__DATA SHOWN__:

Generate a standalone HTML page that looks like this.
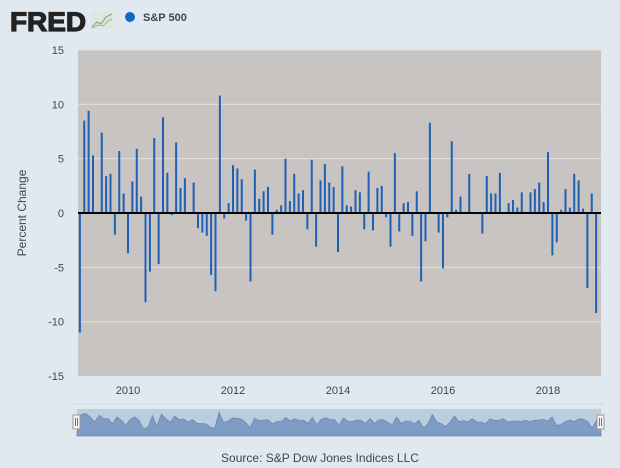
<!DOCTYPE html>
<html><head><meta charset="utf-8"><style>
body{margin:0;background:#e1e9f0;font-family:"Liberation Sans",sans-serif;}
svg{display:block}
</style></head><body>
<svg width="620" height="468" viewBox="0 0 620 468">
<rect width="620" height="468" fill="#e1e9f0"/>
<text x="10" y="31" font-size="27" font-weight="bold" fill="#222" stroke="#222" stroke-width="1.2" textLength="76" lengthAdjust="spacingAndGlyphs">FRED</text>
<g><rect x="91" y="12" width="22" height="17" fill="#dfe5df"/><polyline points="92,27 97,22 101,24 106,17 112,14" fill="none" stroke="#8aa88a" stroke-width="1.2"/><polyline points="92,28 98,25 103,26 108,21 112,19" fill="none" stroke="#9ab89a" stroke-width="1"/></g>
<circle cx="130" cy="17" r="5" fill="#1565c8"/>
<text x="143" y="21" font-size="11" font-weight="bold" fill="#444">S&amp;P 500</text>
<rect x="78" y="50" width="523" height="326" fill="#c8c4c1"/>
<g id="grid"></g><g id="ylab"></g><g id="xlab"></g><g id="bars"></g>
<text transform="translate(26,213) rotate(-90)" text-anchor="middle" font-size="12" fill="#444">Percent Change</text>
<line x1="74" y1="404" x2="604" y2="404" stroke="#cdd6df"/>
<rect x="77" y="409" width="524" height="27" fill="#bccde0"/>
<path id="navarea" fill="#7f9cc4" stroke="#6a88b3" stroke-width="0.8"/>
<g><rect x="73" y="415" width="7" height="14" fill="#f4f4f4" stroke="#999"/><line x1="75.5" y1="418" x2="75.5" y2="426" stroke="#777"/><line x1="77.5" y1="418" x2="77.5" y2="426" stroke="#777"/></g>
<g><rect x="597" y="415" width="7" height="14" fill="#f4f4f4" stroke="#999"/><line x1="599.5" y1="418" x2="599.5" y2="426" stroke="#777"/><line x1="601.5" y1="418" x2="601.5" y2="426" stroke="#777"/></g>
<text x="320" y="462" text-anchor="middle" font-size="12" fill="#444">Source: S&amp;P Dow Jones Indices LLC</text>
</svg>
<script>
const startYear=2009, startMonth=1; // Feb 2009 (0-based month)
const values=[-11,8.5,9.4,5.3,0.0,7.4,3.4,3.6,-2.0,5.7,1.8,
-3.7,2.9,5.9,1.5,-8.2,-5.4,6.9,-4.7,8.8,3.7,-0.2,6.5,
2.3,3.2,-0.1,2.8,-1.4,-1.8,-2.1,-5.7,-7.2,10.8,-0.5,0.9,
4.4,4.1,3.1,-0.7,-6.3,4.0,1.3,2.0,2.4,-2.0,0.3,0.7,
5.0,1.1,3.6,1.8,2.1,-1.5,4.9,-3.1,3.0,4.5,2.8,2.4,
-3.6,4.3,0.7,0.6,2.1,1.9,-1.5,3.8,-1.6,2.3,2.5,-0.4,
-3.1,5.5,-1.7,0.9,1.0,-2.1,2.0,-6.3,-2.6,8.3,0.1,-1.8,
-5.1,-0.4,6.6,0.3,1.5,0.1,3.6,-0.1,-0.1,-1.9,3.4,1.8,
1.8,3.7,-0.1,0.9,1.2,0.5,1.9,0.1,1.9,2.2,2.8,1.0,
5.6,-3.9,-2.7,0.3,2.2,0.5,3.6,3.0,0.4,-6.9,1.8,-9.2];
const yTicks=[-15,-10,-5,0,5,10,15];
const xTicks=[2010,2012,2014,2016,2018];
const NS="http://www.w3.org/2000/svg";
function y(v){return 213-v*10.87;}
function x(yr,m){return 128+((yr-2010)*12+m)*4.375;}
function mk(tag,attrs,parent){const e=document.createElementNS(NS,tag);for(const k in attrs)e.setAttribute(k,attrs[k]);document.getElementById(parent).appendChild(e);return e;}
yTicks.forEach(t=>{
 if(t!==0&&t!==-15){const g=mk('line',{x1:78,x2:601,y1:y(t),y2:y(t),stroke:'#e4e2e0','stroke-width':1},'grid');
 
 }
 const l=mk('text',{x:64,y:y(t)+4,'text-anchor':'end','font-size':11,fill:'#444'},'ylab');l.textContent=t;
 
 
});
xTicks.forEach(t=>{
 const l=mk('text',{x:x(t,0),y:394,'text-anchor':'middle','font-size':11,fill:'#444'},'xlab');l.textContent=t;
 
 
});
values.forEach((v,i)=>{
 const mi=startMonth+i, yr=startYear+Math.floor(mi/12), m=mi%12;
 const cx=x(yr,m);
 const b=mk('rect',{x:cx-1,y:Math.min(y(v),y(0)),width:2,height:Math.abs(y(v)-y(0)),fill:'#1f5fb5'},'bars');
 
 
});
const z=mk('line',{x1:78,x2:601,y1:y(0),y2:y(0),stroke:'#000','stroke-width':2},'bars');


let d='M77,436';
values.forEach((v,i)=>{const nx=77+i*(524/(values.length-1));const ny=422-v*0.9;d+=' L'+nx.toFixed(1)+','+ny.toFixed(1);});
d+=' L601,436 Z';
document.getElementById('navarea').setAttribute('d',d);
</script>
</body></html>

__TASK PROMPT__:
Skip the images and write out the rest of the listing exactly.

__RESULT OF THIS EXERCISE__:
Generate a standalone HTML page that looks like this.
<!DOCTYPE html>
<html><head><meta charset="utf-8"><style>
body{margin:0;background:#e1e9f0;font-family:"Liberation Sans",sans-serif;}
svg{display:block}
</style></head><body>
<svg width="620" height="468" viewBox="0 0 620 468">
<rect width="620" height="468" fill="#e1e9f0"/>
<text x="10" y="31" font-size="27" font-weight="bold" fill="#222" stroke="#222" stroke-width="1.2" textLength="76" lengthAdjust="spacingAndGlyphs">FRED</text>
<g><rect x="91" y="12" width="22" height="17" fill="#dfe5df"/><polyline points="92,27 97,22 101,24 106,17 112,14" fill="none" stroke="#8aa88a" stroke-width="1.2"/><polyline points="92,28 98,25 103,26 108,21 112,19" fill="none" stroke="#9ab89a" stroke-width="1"/></g>
<circle cx="130" cy="17" r="5" fill="#1565c8"/>
<text x="143" y="21" font-size="11" font-weight="bold" fill="#444">S&amp;P 500</text>
<rect x="78" y="50" width="523" height="326" fill="#c8c4c1"/>
<g id="grid"></g><g id="ylab"></g><g id="xlab"></g><g id="bars"></g>
<text transform="translate(26,213) rotate(-90)" text-anchor="middle" font-size="12" fill="#444">Percent Change</text>
<line x1="74" y1="404" x2="604" y2="404" stroke="#cdd6df"/>
<rect x="77" y="409" width="524" height="27" fill="#bccde0"/>
<path id="navarea" fill="#7f9cc4" stroke="#6a88b3" stroke-width="0.8"/>
<g><rect x="73" y="415" width="7" height="14" fill="#f4f4f4" stroke="#999"/><line x1="75.5" y1="418" x2="75.5" y2="426" stroke="#777"/><line x1="77.5" y1="418" x2="77.5" y2="426" stroke="#777"/></g>
<g><rect x="597" y="415" width="7" height="14" fill="#f4f4f4" stroke="#999"/><line x1="599.5" y1="418" x2="599.5" y2="426" stroke="#777"/><line x1="601.5" y1="418" x2="601.5" y2="426" stroke="#777"/></g>
<text x="320" y="462" text-anchor="middle" font-size="12" fill="#444">Source: S&amp;P Dow Jones Indices LLC</text>
</svg>
<script>
const startYear=2009, startMonth=1; // Feb 2009 (0-based month)
const values=[-11,8.5,9.4,5.3,0.0,7.4,3.4,3.6,-2.0,5.7,1.8,
-3.7,2.9,5.9,1.5,-8.2,-5.4,6.9,-4.7,8.8,3.7,-0.2,6.5,
2.3,3.2,-0.1,2.8,-1.4,-1.8,-2.1,-5.7,-7.2,10.8,-0.5,0.9,
4.4,4.1,3.1,-0.7,-6.3,4.0,1.3,2.0,2.4,-2.0,0.3,0.7,
5.0,1.1,3.6,1.8,2.1,-1.5,4.9,-3.1,3.0,4.5,2.8,2.4,
-3.6,4.3,0.7,0.6,2.1,1.9,-1.5,3.8,-1.6,2.3,2.5,-0.4,
-3.1,5.5,-1.7,0.9,1.0,-2.1,2.0,-6.3,-2.6,8.3,0.1,-1.8,
-5.1,-0.4,6.6,0.3,1.5,0.1,3.6,-0.1,-0.1,-1.9,3.4,1.8,
1.8,3.7,-0.1,0.9,1.2,0.5,1.9,0.1,1.9,2.2,2.8,1.0,
5.6,-3.9,-2.7,0.3,2.2,0.5,3.6,3.0,0.4,-6.9,1.8,-9.2];
const yTicks=[-15,-10,-5,0,5,10,15];
const xTicks=[2010,2012,2014,2016,2018];
const NS="http://www.w3.org/2000/svg";
function y(v){return 213-v*10.87;}
function x(yr,m){return 128+((yr-2010)*12+m)*4.375;}
function mk(tag,attrs,parent){const e=document.createElementNS(NS,tag);for(const k in attrs)e.setAttribute(k,attrs[k]);document.getElementById(parent).appendChild(e);return e;}
yTicks.forEach(t=>{
 if(t!==0&&t!==-15){const g=mk('line',{x1:78,x2:601,y1:y(t),y2:y(t),stroke:'#e4e2e0','stroke-width':1},'grid');
 
 }
 const l=mk('text',{x:64,y:y(t)+4,'text-anchor':'end','font-size':11,fill:'#444'},'ylab');l.textContent=t;
 
 
});
xTicks.forEach(t=>{
 const l=mk('text',{x:x(t,0),y:394,'text-anchor':'middle','font-size':11,fill:'#444'},'xlab');l.textContent=t;
 
 
});
values.forEach((v,i)=>{
 const mi=startMonth+i, yr=startYear+Math.floor(mi/12), m=mi%12;
 const cx=x(yr,m);
 const b=mk('rect',{x:cx-1,y:Math.min(y(v),y(0)),width:2,height:Math.abs(y(v)-y(0)),fill:'#1f5fb5'},'bars');
 
 
});
const z=mk('line',{x1:78,x2:601,y1:y(0),y2:y(0),stroke:'#000','stroke-width':2},'bars');


let d='M77,436';
values.forEach((v,i)=>{const nx=77+i*(524/(values.length-1));const ny=422-v*0.9;d+=' L'+nx.toFixed(1)+','+ny.toFixed(1);});
d+=' L601,436 Z';
document.getElementById('navarea').setAttribute('d',d);
</script>
</body></html>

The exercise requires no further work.